Data block
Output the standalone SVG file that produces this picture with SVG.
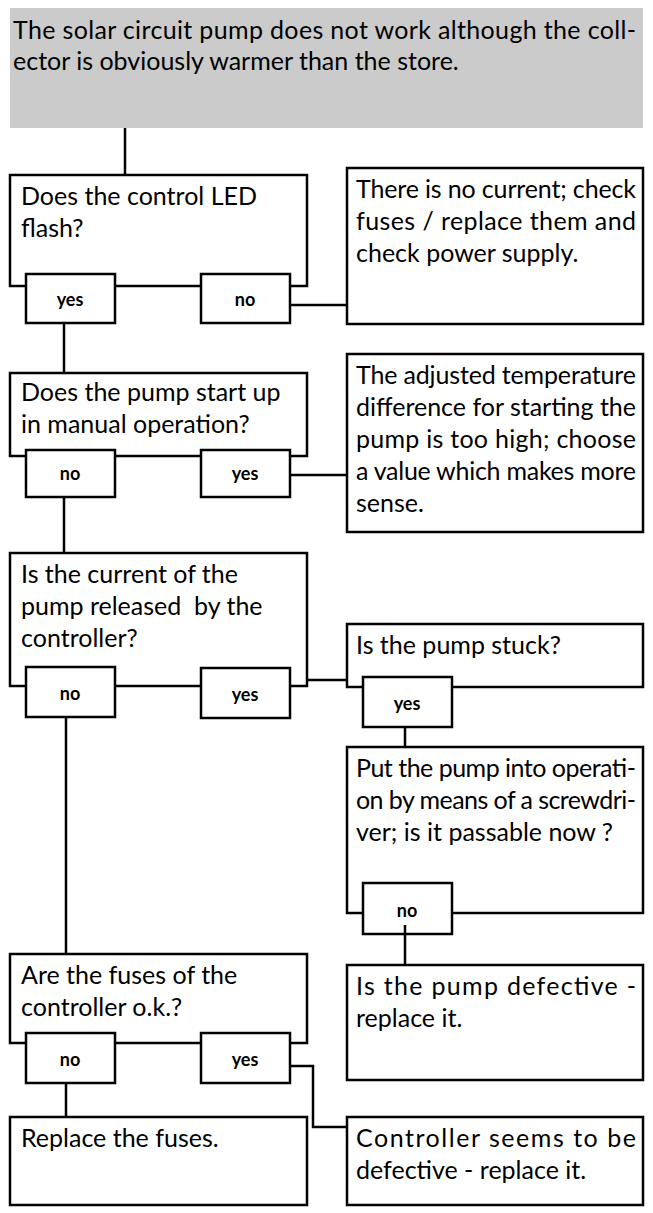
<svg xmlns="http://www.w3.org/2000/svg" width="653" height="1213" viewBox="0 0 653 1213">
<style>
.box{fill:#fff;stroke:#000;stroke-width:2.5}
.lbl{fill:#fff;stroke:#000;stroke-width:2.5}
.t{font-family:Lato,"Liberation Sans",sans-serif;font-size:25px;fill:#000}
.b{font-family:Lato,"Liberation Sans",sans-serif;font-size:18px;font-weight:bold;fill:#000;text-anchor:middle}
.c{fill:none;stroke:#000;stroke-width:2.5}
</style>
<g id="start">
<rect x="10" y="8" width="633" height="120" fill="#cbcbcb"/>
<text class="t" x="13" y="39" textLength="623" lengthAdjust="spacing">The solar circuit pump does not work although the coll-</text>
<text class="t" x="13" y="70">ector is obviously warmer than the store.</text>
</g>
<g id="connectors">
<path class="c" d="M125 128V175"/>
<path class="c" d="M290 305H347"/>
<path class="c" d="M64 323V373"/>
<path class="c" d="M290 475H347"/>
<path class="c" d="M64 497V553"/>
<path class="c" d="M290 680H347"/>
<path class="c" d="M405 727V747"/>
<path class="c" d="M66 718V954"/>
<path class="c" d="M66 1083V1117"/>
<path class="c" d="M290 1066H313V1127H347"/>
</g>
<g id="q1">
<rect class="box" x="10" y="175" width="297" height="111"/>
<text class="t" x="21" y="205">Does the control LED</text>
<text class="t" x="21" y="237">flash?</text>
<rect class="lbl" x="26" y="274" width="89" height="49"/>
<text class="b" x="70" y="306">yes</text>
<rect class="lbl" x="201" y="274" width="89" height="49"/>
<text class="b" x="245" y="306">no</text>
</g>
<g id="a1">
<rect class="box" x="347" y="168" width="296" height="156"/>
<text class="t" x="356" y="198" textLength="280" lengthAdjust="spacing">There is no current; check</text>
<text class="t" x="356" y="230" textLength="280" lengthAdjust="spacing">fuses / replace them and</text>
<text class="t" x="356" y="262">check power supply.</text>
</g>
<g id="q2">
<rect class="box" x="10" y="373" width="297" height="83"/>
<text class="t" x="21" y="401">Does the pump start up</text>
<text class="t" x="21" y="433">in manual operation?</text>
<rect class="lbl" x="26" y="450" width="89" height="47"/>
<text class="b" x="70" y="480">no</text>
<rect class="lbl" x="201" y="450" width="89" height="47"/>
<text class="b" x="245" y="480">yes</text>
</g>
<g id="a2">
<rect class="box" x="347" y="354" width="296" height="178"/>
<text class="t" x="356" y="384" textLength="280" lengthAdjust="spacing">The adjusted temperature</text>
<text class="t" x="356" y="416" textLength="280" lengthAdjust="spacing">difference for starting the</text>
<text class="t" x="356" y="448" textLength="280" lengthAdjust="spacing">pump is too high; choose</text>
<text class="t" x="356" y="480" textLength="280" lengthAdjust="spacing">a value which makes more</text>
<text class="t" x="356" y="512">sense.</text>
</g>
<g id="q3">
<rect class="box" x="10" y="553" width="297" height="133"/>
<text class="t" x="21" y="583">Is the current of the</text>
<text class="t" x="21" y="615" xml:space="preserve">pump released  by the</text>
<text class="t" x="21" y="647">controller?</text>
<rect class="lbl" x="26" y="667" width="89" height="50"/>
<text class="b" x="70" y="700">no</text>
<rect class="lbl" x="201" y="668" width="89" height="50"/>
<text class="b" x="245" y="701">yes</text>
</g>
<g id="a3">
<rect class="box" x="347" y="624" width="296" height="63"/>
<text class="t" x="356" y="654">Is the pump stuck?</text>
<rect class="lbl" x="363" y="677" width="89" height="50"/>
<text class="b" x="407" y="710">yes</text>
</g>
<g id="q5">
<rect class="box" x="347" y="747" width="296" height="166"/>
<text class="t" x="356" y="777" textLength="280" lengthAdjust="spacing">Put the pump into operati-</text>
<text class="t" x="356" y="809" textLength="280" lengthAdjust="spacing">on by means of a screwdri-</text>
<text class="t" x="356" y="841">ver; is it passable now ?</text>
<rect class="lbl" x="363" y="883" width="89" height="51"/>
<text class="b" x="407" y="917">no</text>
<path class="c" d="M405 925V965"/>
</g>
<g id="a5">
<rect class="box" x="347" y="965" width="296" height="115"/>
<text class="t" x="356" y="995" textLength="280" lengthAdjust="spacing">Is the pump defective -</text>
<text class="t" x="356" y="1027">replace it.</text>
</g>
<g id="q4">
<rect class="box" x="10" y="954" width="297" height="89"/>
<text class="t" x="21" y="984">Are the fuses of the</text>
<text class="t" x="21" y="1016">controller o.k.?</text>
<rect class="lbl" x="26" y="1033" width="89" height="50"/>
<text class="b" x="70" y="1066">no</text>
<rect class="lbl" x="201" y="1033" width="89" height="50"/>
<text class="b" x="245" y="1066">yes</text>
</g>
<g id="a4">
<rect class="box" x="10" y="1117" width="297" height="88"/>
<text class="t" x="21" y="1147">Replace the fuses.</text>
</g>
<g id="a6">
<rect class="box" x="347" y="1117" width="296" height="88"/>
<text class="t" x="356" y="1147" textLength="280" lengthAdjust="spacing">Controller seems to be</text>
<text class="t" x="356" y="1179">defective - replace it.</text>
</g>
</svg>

Job
The material above must be printed exactly, with its pictures left out.

Task solution
Output the standalone SVG file that produces this picture with SVG.
<svg xmlns="http://www.w3.org/2000/svg" width="653" height="1213" viewBox="0 0 653 1213">
<style>
.box{fill:#fff;stroke:#000;stroke-width:2.5}
.lbl{fill:#fff;stroke:#000;stroke-width:2.5}
.t{font-family:Lato,"Liberation Sans",sans-serif;font-size:25px;fill:#000}
.b{font-family:Lato,"Liberation Sans",sans-serif;font-size:18px;font-weight:bold;fill:#000;text-anchor:middle}
.c{fill:none;stroke:#000;stroke-width:2.5}
</style>
<g id="start">
<rect x="10" y="8" width="633" height="120" fill="#cbcbcb"/>
<text class="t" x="13" y="39" textLength="623" lengthAdjust="spacing">The solar circuit pump does not work although the coll-</text>
<text class="t" x="13" y="70">ector is obviously warmer than the store.</text>
</g>
<g id="connectors">
<path class="c" d="M125 128V175"/>
<path class="c" d="M290 305H347"/>
<path class="c" d="M64 323V373"/>
<path class="c" d="M290 475H347"/>
<path class="c" d="M64 497V553"/>
<path class="c" d="M290 680H347"/>
<path class="c" d="M405 727V747"/>
<path class="c" d="M66 718V954"/>
<path class="c" d="M66 1083V1117"/>
<path class="c" d="M290 1066H313V1127H347"/>
</g>
<g id="q1">
<rect class="box" x="10" y="175" width="297" height="111"/>
<text class="t" x="21" y="205">Does the control LED</text>
<text class="t" x="21" y="237">flash?</text>
<rect class="lbl" x="26" y="274" width="89" height="49"/>
<text class="b" x="70" y="306">yes</text>
<rect class="lbl" x="201" y="274" width="89" height="49"/>
<text class="b" x="245" y="306">no</text>
</g>
<g id="a1">
<rect class="box" x="347" y="168" width="296" height="156"/>
<text class="t" x="356" y="198" textLength="280" lengthAdjust="spacing">There is no current; check</text>
<text class="t" x="356" y="230" textLength="280" lengthAdjust="spacing">fuses / replace them and</text>
<text class="t" x="356" y="262">check power supply.</text>
</g>
<g id="q2">
<rect class="box" x="10" y="373" width="297" height="83"/>
<text class="t" x="21" y="401">Does the pump start up</text>
<text class="t" x="21" y="433">in manual operation?</text>
<rect class="lbl" x="26" y="450" width="89" height="47"/>
<text class="b" x="70" y="480">no</text>
<rect class="lbl" x="201" y="450" width="89" height="47"/>
<text class="b" x="245" y="480">yes</text>
</g>
<g id="a2">
<rect class="box" x="347" y="354" width="296" height="178"/>
<text class="t" x="356" y="384" textLength="280" lengthAdjust="spacing">The adjusted temperature</text>
<text class="t" x="356" y="416" textLength="280" lengthAdjust="spacing">difference for starting the</text>
<text class="t" x="356" y="448" textLength="280" lengthAdjust="spacing">pump is too high; choose</text>
<text class="t" x="356" y="480" textLength="280" lengthAdjust="spacing">a value which makes more</text>
<text class="t" x="356" y="512">sense.</text>
</g>
<g id="q3">
<rect class="box" x="10" y="553" width="297" height="133"/>
<text class="t" x="21" y="583">Is the current of the</text>
<text class="t" x="21" y="615" xml:space="preserve">pump released  by the</text>
<text class="t" x="21" y="647">controller?</text>
<rect class="lbl" x="26" y="667" width="89" height="50"/>
<text class="b" x="70" y="700">no</text>
<rect class="lbl" x="201" y="668" width="89" height="50"/>
<text class="b" x="245" y="701">yes</text>
</g>
<g id="a3">
<rect class="box" x="347" y="624" width="296" height="63"/>
<text class="t" x="356" y="654">Is the pump stuck?</text>
<rect class="lbl" x="363" y="677" width="89" height="50"/>
<text class="b" x="407" y="710">yes</text>
</g>
<g id="q5">
<rect class="box" x="347" y="747" width="296" height="166"/>
<text class="t" x="356" y="777" textLength="280" lengthAdjust="spacing">Put the pump into operati-</text>
<text class="t" x="356" y="809" textLength="280" lengthAdjust="spacing">on by means of a screwdri-</text>
<text class="t" x="356" y="841">ver; is it passable now ?</text>
<rect class="lbl" x="363" y="883" width="89" height="51"/>
<text class="b" x="407" y="917">no</text>
<path class="c" d="M405 925V965"/>
</g>
<g id="a5">
<rect class="box" x="347" y="965" width="296" height="115"/>
<text class="t" x="356" y="995" textLength="280" lengthAdjust="spacing">Is the pump defective -</text>
<text class="t" x="356" y="1027">replace it.</text>
</g>
<g id="q4">
<rect class="box" x="10" y="954" width="297" height="89"/>
<text class="t" x="21" y="984">Are the fuses of the</text>
<text class="t" x="21" y="1016">controller o.k.?</text>
<rect class="lbl" x="26" y="1033" width="89" height="50"/>
<text class="b" x="70" y="1066">no</text>
<rect class="lbl" x="201" y="1033" width="89" height="50"/>
<text class="b" x="245" y="1066">yes</text>
</g>
<g id="a4">
<rect class="box" x="10" y="1117" width="297" height="88"/>
<text class="t" x="21" y="1147">Replace the fuses.</text>
</g>
<g id="a6">
<rect class="box" x="347" y="1117" width="296" height="88"/>
<text class="t" x="356" y="1147" textLength="280" lengthAdjust="spacing">Controller seems to be</text>
<text class="t" x="356" y="1179">defective - replace it.</text>
</g>
</svg>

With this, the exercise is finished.